:: EXERCISE TASK ::
Copy every line from the data below in which the string "with" can be found.

:: DATA FOR THIS EXERCISE ::

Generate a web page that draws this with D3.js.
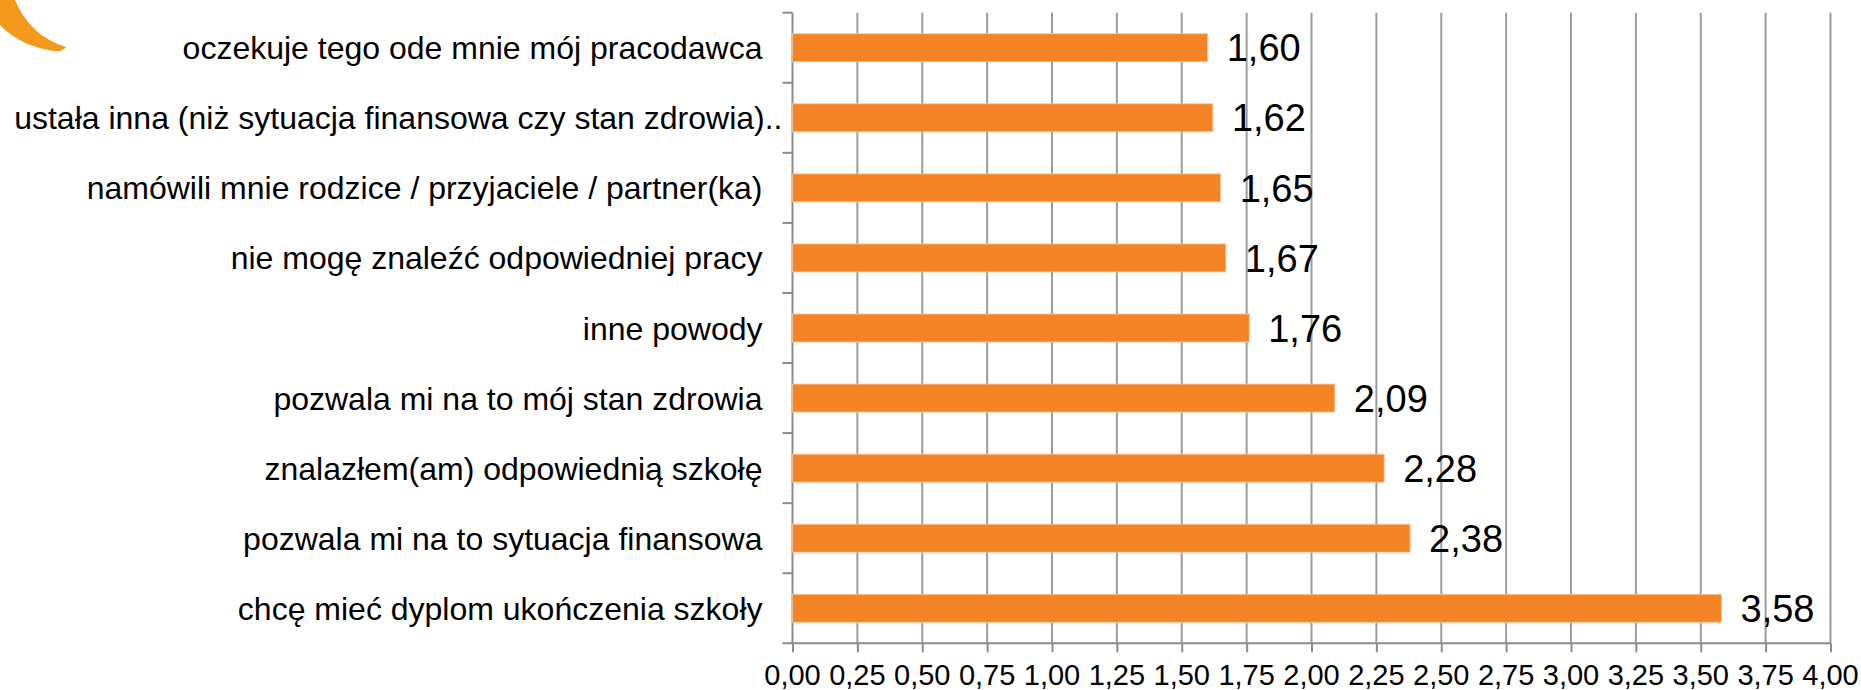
<!DOCTYPE html>
<html>
<head>
<meta charset="utf-8">
<script src="https://cdn.jsdelivr.net/npm/d3@7"></script>
<style>
  html, body { margin: 0; padding: 0; background: #fff; }
  svg { display: block; font-family: "Liberation Sans", Arial, sans-serif; }
</style>
</head>
<body>
<div id="chart"></div>
<script>
// Data (top to bottom)
const categories = [
  'oczekuje tego ode mnie mój pracodawca',
  'ustała inna (niż sytuacja finansowa czy stan zdrowia)..',
  'namówili mnie rodzice / przyjaciele / partner(ka)',
  'nie mogę znaleźć odpowiedniej pracy',
  'inne powody',
  'pozwala mi na to mój stan zdrowia',
  'znalazłem(am) odpowiednią szkołę',
  'pozwala mi na to sytuacja finansowa',
  'chcę mieć dyplom ukończenia szkoły'
];
const values = [1.60, 1.62, 1.65, 1.67, 1.76, 2.09, 2.28, 2.38, 3.58];
const xTicks = [0, 0.25, 0.5, 0.75, 1, 1.25, 1.5, 1.75, 2, 2.25, 2.5, 2.75, 3, 3.25, 3.5, 3.75, 4];

const width = 1861, height = 690;
const margin = { top: 12.7, right: 30.5, bottom: 46.7, left: 792.5 };
const fmt = v => d3.format('.2f')(v).replace('.', ',');

const svg = d3.select('#chart').append('svg')
  .attr('width', width)
  .attr('height', height);

// Decorative orange swoosh in the top-left corner
svg.append('path')
  .attr('d', 'M0,0 L15,0 Q30,36 66,47 Q63,52 54,51 Q20,46 0,25 Z')
  .attr('fill', '#f39a1e');

const x = d3.scaleLinear()
  .domain([0, 4])
  .range([margin.left, width - margin.right]);

const y = d3.scaleBand()
  .domain(categories)
  .range([margin.top, height - margin.bottom])
  .paddingInner(0.6)
  .paddingOuter(0.3);

const plotBottom = height - margin.bottom;

// Vertical gridlines
svg.append('g')
  .selectAll('line')
  .data(xTicks.slice(1))
  .join('line')
  .attr('x1', d => x(d)).attr('x2', d => x(d))
  .attr('y1', margin.top).attr('y2', plotBottom)
  .attr('stroke', '#9c9c9c')
  .attr('stroke-width', 2);

// Bottom axis (line + ticks), labels drawn separately
const xAxis = svg.append('g')
  .attr('transform', `translate(0,${plotBottom})`)
  .call(d3.axisBottom(x).tickValues(xTicks).tickFormat('').tickSize(9));
xAxis.select('.domain')
  .attr('d', `M${margin.left - 10},0H${x(4)}`)
  .attr('stroke', '#8c8c8c').attr('stroke-width', 2);
xAxis.selectAll('.tick line').attr('stroke', '#8c8c8c').attr('stroke-width', 2);

svg.append('g')
  .selectAll('text')
  .data(xTicks)
  .join('text')
  .attr('x', d => x(d))
  .attr('y', plotBottom + 42)
  .attr('text-anchor', 'middle')
  .style('font-size', '29px')
  .attr('fill', '#000')
  .text(d => fmt(d));

// Left axis with ticks at category boundaries
const bounds = d3.range(categories.length + 1).map(i => margin.top + i * (plotBottom - margin.top) / categories.length);
svg.append('line')
  .attr('x1', margin.left).attr('x2', margin.left)
  .attr('y1', margin.top).attr('y2', plotBottom)
  .attr('stroke', '#8c8c8c').attr('stroke-width', 2);
svg.append('g')
  .selectAll('line')
  .data(bounds.slice(0, -1))
  .join('line')
  .attr('x1', margin.left - 10).attr('x2', margin.left)
  .attr('y1', d => d).attr('y2', d => d)
  .attr('stroke', '#8c8c8c').attr('stroke-width', 2);

// Category labels
svg.append('g')
  .selectAll('text')
  .data(categories)
  .join('text')
  .attr('x', (d, i) => i === 1 ? margin.left - 10 : margin.left - 30)
  .attr('y', d => y(d) + y.bandwidth() / 2)
  .attr('dy', '0.36em')
  .attr('text-anchor', 'end')
  .attr('font-size', 32)
  .attr('fill', '#000')
  .text(d => d);

// Bars
svg.append('g')
  .selectAll('rect')
  .data(values)
  .join('rect')
  .attr('x', x(0))
  .attr('y', (d, i) => y(categories[i]))
  .attr('width', d => x(d) - x(0))
  .attr('height', y.bandwidth())
  .attr('fill', '#f58426')
  .attr('stroke', '#fbc9a0')
  .attr('stroke-width', 0.8);

// Value labels
svg.append('g')
  .selectAll('text')
  .data(values)
  .join('text')
  .attr('x', d => x(d) + 19)
  .attr('y', (d, i) => y(categories[i]) + y.bandwidth() / 2)
  .attr('dy', '0.36em')
  .attr('font-size', 38)
  .attr('fill', '#000')
  .text(d => fmt(d));
</script>
</body>
</html>
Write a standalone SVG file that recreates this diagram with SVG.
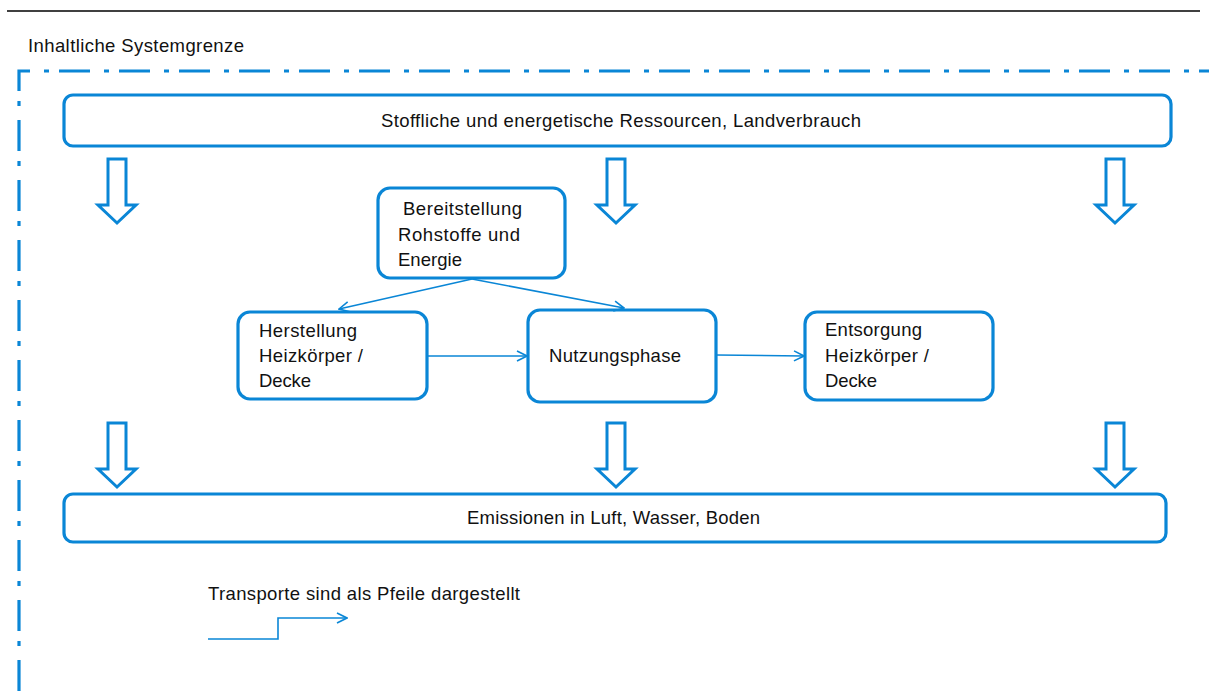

:: RESPONSE FOR THIS EXERCISE ::
Generate a web page that draws this with D3.js.
// Left axis with ticks at category boundaries
Write a standalone SVG file that recreates this diagram with SVG.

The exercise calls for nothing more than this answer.